I don't know about the others, but for me, it's like muscle memory after a few years of C++.
First, you have to take into account that not everything that accepts "++" is a number. It may be anything, and in particular it may be an iterator, which is very common.
Now, you have to consider that "++variable" is not the same as "variable++"; they are two distinct operations with their own behaviour. So, "++variable" increments in-place, but "variable++" returns an anonymous copy of "variable" and then increments "variable". It doesn't seem like a big deal when you're doing a standalone increment (i.e., not assigning "++variable" or "variable++" to a result, which has different behaviours because the result won't be incremented in the second case), and indeed the result is the same, but the preincrement doesn't create a copy, while the postincrement does. So, preincrement is more efficient (especially if the copy is not trivial, if it's inside a loop, or both. The second case is the most frequent).

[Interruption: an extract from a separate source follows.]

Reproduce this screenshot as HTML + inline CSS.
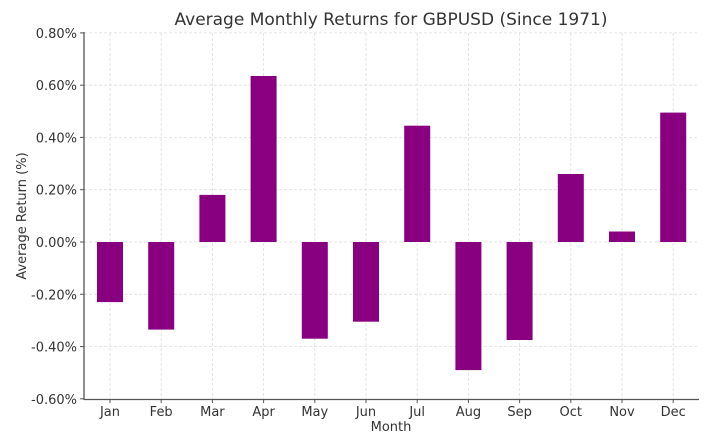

It's a micro-optimization (which means that you won't speed up your code by 200% by doing this) and many compilers will probably do the fastest thing if you use postincrement and do not assign the result, but it doesn't have any downside. And, like I said in the first sentence, it becomes muscle memory quickly. I've ended up doing it in all C-like languages, but I'm not sure if there are differences in anything that isn't C++. I certainly hope there isn't any downside.